------ TASK INPUTS ------

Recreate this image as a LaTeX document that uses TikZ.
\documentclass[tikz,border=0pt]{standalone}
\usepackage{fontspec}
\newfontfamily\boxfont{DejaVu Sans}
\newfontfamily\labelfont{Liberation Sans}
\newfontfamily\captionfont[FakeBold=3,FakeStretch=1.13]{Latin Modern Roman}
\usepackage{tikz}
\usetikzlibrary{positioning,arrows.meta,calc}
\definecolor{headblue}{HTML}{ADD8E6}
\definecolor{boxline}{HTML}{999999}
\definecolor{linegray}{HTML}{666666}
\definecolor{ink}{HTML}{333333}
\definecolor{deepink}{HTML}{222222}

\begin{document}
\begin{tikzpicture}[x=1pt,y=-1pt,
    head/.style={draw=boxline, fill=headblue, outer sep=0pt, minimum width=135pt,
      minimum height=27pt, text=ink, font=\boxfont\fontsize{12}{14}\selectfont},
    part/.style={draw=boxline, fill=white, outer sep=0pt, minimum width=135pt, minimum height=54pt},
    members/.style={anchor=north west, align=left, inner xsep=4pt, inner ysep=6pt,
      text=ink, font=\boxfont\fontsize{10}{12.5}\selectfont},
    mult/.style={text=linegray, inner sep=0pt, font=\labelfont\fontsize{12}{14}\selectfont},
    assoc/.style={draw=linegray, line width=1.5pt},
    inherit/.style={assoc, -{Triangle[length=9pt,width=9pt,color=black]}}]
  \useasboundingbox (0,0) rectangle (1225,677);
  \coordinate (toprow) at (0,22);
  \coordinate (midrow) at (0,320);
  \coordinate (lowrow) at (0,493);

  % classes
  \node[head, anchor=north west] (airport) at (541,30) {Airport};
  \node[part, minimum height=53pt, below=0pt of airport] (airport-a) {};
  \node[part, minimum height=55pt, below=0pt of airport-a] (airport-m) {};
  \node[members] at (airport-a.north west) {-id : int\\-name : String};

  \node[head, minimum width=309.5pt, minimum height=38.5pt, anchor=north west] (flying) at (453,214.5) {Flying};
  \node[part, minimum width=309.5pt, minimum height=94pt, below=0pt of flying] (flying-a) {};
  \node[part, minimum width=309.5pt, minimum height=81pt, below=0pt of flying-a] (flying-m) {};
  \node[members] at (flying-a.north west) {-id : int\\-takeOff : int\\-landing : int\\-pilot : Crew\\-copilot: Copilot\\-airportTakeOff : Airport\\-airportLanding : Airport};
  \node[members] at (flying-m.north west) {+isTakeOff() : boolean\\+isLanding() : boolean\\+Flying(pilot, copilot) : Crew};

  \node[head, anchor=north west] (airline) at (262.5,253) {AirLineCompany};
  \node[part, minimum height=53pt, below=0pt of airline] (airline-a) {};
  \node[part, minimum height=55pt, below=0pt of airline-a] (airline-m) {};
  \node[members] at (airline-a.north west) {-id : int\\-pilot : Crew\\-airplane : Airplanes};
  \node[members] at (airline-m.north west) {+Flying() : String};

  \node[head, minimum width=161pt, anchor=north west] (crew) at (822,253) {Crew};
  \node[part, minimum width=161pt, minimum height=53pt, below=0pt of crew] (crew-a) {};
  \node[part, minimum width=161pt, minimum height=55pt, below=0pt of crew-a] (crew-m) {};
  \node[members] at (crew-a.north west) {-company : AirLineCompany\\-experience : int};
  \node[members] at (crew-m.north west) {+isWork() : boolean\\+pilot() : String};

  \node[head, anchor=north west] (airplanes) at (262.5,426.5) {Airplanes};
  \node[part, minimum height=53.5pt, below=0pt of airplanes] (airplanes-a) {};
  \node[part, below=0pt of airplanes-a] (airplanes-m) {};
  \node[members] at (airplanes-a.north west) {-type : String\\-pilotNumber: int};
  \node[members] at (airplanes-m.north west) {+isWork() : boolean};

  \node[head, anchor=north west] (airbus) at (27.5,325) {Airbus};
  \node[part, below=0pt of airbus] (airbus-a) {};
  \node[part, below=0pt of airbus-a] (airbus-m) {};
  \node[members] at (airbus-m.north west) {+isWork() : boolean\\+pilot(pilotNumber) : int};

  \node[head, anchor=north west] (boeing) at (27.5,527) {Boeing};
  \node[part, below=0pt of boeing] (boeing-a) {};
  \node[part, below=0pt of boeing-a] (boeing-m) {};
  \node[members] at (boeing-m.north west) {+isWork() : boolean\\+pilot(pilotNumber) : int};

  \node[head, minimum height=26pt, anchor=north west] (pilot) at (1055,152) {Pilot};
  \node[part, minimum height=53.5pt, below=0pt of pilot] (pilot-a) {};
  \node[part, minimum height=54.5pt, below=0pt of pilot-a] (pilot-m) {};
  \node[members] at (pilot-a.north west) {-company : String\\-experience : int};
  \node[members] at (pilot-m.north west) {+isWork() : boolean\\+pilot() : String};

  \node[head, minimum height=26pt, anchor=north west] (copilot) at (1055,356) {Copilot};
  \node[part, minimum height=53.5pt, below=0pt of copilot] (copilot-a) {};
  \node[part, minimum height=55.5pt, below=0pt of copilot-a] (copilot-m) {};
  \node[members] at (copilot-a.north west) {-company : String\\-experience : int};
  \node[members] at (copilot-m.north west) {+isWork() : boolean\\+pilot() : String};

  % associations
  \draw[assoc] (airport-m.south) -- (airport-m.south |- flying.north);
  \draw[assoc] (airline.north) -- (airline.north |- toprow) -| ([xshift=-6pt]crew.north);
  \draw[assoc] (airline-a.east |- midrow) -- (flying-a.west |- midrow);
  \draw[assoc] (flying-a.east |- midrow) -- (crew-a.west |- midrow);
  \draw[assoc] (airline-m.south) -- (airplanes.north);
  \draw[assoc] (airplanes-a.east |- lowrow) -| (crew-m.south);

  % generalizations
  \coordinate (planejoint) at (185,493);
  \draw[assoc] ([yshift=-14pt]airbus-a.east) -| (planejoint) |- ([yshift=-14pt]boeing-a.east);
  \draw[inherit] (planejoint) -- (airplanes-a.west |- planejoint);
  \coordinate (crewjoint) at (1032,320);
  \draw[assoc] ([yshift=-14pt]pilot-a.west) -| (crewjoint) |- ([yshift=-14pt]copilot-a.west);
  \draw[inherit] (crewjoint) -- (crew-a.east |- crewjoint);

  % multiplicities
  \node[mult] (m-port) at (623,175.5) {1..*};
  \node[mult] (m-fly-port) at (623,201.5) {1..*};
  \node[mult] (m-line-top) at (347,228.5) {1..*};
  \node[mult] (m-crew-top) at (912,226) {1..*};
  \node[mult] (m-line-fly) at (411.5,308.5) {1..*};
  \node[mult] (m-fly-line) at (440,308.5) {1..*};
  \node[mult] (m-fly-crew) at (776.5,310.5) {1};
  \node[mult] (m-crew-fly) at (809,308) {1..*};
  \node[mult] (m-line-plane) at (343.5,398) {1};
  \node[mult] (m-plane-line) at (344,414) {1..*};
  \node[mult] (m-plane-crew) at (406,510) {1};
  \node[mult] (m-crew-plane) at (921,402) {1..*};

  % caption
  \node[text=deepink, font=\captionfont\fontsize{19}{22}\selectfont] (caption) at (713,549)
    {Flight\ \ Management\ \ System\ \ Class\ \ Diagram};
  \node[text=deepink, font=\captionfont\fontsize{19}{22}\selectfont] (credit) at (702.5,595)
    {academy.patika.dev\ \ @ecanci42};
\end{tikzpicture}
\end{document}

------
------ TASK INPUTS ------

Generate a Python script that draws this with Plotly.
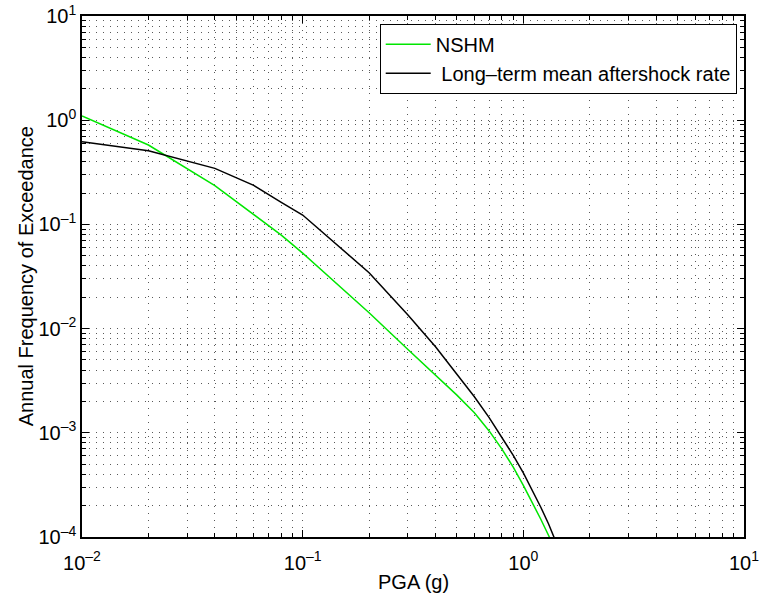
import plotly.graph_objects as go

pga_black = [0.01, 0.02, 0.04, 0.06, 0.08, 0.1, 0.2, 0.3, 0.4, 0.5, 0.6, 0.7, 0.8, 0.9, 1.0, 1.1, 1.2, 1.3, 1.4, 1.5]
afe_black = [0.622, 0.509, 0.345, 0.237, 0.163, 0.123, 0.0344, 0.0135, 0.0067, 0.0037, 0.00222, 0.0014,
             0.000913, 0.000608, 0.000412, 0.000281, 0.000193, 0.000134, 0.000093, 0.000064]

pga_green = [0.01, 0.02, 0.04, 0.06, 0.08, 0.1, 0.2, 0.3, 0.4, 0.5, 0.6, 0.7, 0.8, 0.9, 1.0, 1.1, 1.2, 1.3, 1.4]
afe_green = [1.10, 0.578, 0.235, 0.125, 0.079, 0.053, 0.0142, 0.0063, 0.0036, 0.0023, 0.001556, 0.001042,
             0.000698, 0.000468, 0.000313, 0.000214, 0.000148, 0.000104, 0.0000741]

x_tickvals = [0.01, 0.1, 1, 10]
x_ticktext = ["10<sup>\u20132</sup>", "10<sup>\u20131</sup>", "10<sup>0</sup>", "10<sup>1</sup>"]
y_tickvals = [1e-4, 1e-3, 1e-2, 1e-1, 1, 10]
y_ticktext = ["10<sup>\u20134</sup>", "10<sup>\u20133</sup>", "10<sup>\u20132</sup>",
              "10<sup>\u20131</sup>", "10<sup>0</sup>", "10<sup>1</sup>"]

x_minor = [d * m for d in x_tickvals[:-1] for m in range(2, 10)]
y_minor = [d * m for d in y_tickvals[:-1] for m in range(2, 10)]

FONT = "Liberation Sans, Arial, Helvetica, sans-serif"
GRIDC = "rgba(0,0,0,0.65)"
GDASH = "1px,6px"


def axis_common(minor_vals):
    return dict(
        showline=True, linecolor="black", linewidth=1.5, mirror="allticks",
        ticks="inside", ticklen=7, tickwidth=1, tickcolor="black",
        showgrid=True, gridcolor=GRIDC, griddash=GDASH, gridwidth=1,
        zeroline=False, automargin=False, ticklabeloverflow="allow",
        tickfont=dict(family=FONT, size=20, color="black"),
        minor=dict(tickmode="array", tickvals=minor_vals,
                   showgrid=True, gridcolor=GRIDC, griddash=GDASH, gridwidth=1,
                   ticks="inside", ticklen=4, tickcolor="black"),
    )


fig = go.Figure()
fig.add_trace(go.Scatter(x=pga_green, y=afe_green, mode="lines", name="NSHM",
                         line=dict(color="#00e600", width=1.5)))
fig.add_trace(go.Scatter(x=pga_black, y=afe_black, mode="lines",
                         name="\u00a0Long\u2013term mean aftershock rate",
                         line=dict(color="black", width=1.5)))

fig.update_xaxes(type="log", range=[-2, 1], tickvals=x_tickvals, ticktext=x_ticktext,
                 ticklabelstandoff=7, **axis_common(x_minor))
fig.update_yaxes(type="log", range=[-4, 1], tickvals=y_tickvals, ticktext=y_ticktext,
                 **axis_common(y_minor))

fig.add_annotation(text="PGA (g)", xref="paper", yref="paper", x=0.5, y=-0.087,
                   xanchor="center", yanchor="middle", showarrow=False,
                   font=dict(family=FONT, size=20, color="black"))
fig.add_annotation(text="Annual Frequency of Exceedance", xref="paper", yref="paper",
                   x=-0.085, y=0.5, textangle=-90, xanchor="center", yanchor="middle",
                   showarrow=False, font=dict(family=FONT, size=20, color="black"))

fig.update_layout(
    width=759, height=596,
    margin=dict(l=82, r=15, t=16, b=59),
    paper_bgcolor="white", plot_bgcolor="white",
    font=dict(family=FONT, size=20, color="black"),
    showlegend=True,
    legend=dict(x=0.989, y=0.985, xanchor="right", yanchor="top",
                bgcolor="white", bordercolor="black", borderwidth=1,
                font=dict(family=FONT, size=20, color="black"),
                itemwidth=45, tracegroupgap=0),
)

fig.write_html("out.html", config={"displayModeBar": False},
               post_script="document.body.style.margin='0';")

------

- _TASK STATEMENT_
Nothing but the lines from the one with "Recreate this image" through the one with "at (airport-a.north west)" should be retyped; include both and keep them exact.

- _RIGHT ANSWER_
Recreate this image as a LaTeX document that uses TikZ.
\documentclass[tikz,border=0pt]{standalone}
\usepackage{fontspec}
\newfontfamily\boxfont{DejaVu Sans}
\newfontfamily\labelfont{Liberation Sans}
\newfontfamily\captionfont[FakeBold=3,FakeStretch=1.13]{Latin Modern Roman}
\usepackage{tikz}
\usetikzlibrary{positioning,arrows.meta,calc}
\definecolor{headblue}{HTML}{ADD8E6}
\definecolor{boxline}{HTML}{999999}
\definecolor{linegray}{HTML}{666666}
\definecolor{ink}{HTML}{333333}
\definecolor{deepink}{HTML}{222222}

\begin{document}
\begin{tikzpicture}[x=1pt,y=-1pt,
    head/.style={draw=boxline, fill=headblue, outer sep=0pt, minimum width=135pt,
      minimum height=27pt, text=ink, font=\boxfont\fontsize{12}{14}\selectfont},
    part/.style={draw=boxline, fill=white, outer sep=0pt, minimum width=135pt, minimum height=54pt},
    members/.style={anchor=north west, align=left, inner xsep=4pt, inner ysep=6pt,
      text=ink, font=\boxfont\fontsize{10}{12.5}\selectfont},
    mult/.style={text=linegray, inner sep=0pt, font=\labelfont\fontsize{12}{14}\selectfont},
    assoc/.style={draw=linegray, line width=1.5pt},
    inherit/.style={assoc, -{Triangle[length=9pt,width=9pt,color=black]}}]
  \useasboundingbox (0,0) rectangle (1225,677);
  \coordinate (toprow) at (0,22);
  \coordinate (midrow) at (0,320);
  \coordinate (lowrow) at (0,493);

  % classes
  \node[head, anchor=north west] (airport) at (541,30) {Airport};
  \node[part, minimum height=53pt, below=0pt of airport] (airport-a) {};
  \node[part, minimum height=55pt, below=0pt of airport-a] (airport-m) {};
  \node[members] at (airport-a.north west) {-id : int\\-name : String};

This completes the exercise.